If I want to implement the soft in the WinCE , What are the special instructions for the prefetching? I do not know it clearly. what's more, what's the efficency for prefetching in soft ? I think I will not use it if it does not work well.
You may have to me more specific about the target platform - Windows CE exists for at least 5 different processor families - ARM, MIPS, PowerPC, SuperH and x86 - while prefetch instructions are defined for all these families, not all processors support them, and the behaviour and performance boost on processors that do support them may vary greatly.

On processors that don't support multiple outstanding transfers (like e.g. AMD K6 and ARM9E) the benefit of prefetching is often not worth the effort, as the prefetching blocks the memory bus for actual cache misses. OTOH, if the processor does support multiple outstanding transfers, the performance boost from carefully done prefetching may well be quite large, like 20 to 100%.
 
Vertex processing is not the biggest bottleneck for software rendering. The number of pixels is much bigger than the number of vertices.

So, the biggest bottleneck for software is about the pixel shader. Could you tell me some techniques for it to promote the performances?

Thanks all!
 
vrmm said:
So, the biggest bottleneck for software is about the pixel shader. Could you tell me some techniques for it to promote the performances?
That depends a lot on how far you want to go... The two most succesful technologies I'm using in swShader both require assembly programming. But the same rules apply, you want to do as much as possible in parallel, and you want to avoid state checks...

Windows CE runs on many different processors, so using assembly code is out of the question (unless you really want to write a back-end for every processor). So I assume you're using a C++ compiler? One way to construct many different pixel pipelines is to use preprocessor directives to conditionally include certain parts of the pipeline (how many textures to sample, which blending operations, etc). Make it compile every possible variant, and use a hashing system to quickly find the correct function that performs the requested rendering operations. The problem with this is that there can be a very big number of variants, and this results in a big executable and long compilation times.

Another approach is to use a deferred rendering technique in tiles. Break the polygons into tiles and process them separately. For every tile, first sample all the texutures you need, and store that into buffers the size of a tile.
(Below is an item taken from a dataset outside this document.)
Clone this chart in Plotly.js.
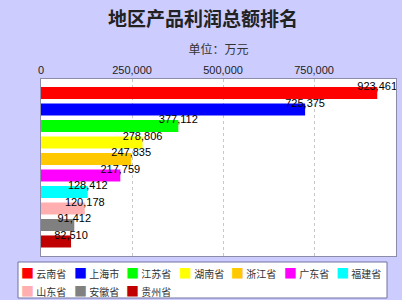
<!DOCTYPE html>
<html>
<head>
<meta charset="utf-8">
<script src="https://cdn.plot.ly/plotly-3.0.1.min.js"></script>
<style>html,body{margin:0;padding:0;background:#fff;}#chart{width:406px;height:305px;}</style>
</head>
<body>
<div id="chart"></div>
<script>
const regions = ['云南省','上海市','江苏省','湖南省','浙江省','广东省','福建省','山东省','安徽省','贵州省'];
const profits = [923461, 725375, 377112, 278806, 247835, 217759, 128412, 120178, 91412, 82510];
const colors = ['#FF0000','#0000FF','#00FF00','#FFFF00','#FFC800','#FF00FF','#00FFFF','#FFAFAF','#808080','#C00000'];
const tickVals = [0, 250000, 500000, 750000];
const tickText = ['0', '250,000', '500,000', '750,000'];

const W = 406, H = 305;
const M = {l: 41, r: 10, t: 79, b: 49};
const PW = W - M.l - M.r, PH = H - M.t - M.b;
const px = x => (x - M.l) / PW;          // pixel -> paper x
const py = y => (H - M.b - y) / PH;      // pixel -> paper y

const cjk = '"Noto Sans CJK SC", "Noto Sans", sans-serif';
const traces = regions.map((r, i) => ({
  type: 'bar', orientation: 'h',
  x: [profits[i]], y: [r], name: r,
  marker: {color: colors[i], line: {width: 0}},
  width: 0.73, hoverinfo: 'x+y'
}));
traces.push({
  type: 'scatter', mode: 'text',
  x: profits, y: regions,
  text: profits.map(v => v.toLocaleString('en-US')),
  textposition: 'top center',
  textfont: {family: 'Arial, "Liberation Sans", sans-serif', size: 11, color: '#000'},
  cliponaxis: true, showlegend: false, hoverinfo: 'skip'
});

// legend drawn as text entries in a box (7 per row)
const legendAnn = regions.map((r, i) => ({
  xref: 'paper', yref: 'paper',
  x: px(19 + (i % 7) * 52.5), y: py(272 + Math.floor(i / 7) * 18),
  xanchor: 'left', yanchor: 'middle', showarrow: false,
  text: '<span style="color:' + colors[i] + ';font-size:13px">■</span> ' + r,
  font: {family: cjk, size: 10, color: '#333'}
}));

const layout = {
  width: W, height: H,
  paper_bgcolor: '#CCCCFF', plot_bgcolor: '#FFFFFF',
  margin: M,
  barmode: 'overlay',
  showlegend: false,
  title: {text: '<b>地区产品利润总额排名</b>', font: {family: cjk, size: 19, color: '#222'},
          x: 0.5, xanchor: 'center', yref: 'container', y: 0.935, yanchor: 'middle'},
  xaxis: {
    side: 'top', range: [0, 975000],
    tickvals: tickVals, ticktext: tickText,
    tickfont: {family: 'Arial, "Liberation Sans", sans-serif', size: 11, color: '#222'},
    ticks: '', showgrid: true, gridcolor: '#C8C8C8', griddash: 'dot', gridwidth: 1,
    zeroline: false, showline: true, mirror: true, linecolor: '#8C8CA8', linewidth: 1,
    title: {text: '单位：万元', font: {family: cjk, size: 12, color: '#333'}, standoff: 6},
    fixedrange: true
  },
  yaxis: {
    type: 'category', categoryorder: 'array', categoryarray: regions,
    range: [9.88, -0.85], showticklabels: false, ticks: '', showgrid: false,
    zeroline: false, showline: true, mirror: true, linecolor: '#8C8CA8', linewidth: 1,
    fixedrange: true
  },
  shapes: [
    {type: 'rect', xref: 'paper', yref: 'paper', x0: px(18), x1: px(387), y0: py(298), y1: py(262),
     fillcolor: '#FFFFFF', line: {color: '#7070A0', width: 1}},
    {type: 'rect', xref: 'paper', yref: 'paper', x0: px(402), x1: px(420), y0: py(320), y1: py(-10),
     fillcolor: '#FFFFFF', line: {width: 0}},
    {type: 'rect', xref: 'paper', yref: 'paper', x0: px(-10), x1: px(420), y0: py(320), y1: py(300),
     fillcolor: '#FFFFFF', line: {width: 0}}
  ],
  annotations: legendAnn
};
Plotly.newPlot('chart', traces, layout, {displayModeBar: false, staticPlot: true});
</script>
</body>
</html>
Do all blending operations for a whole tile, so you avoid checking the render states for every pixel. Given the restrictions of your platform, I think this might be the most succesful method.

Anyway, don't look for optimizations too soon, or you'll trip over your own feet. I know it's tempting to try to do things 'the right way' from the start, but as soon as you change something this becomes a mess. So implement a reliable reference first. Always make sure you have something to go back to that works.
 
Thank you very much! Your suggestions are very good. :D



Another approach is to use a deferred rendering technique in tiles. Break the polygons into tiles and process them separately. For every tile, first sample all the texutures you need, and store that into buffers the size of a tile. Do all blending operations for a whole tile, so you avoid checking the render states for every pixel. Given the restrictions of your platform, I think this might be the most succesful method.

I also think the deferred rendering is a good method for my platform from your descriptions. But I do not know it clearly. Could you tell me in detail or tell me some references about this method? Thanks a lot!



The two most succesful technologies I'm using in swShader

I have been visited your web site. These technologies are very succesful . I think they also can be used in my soft.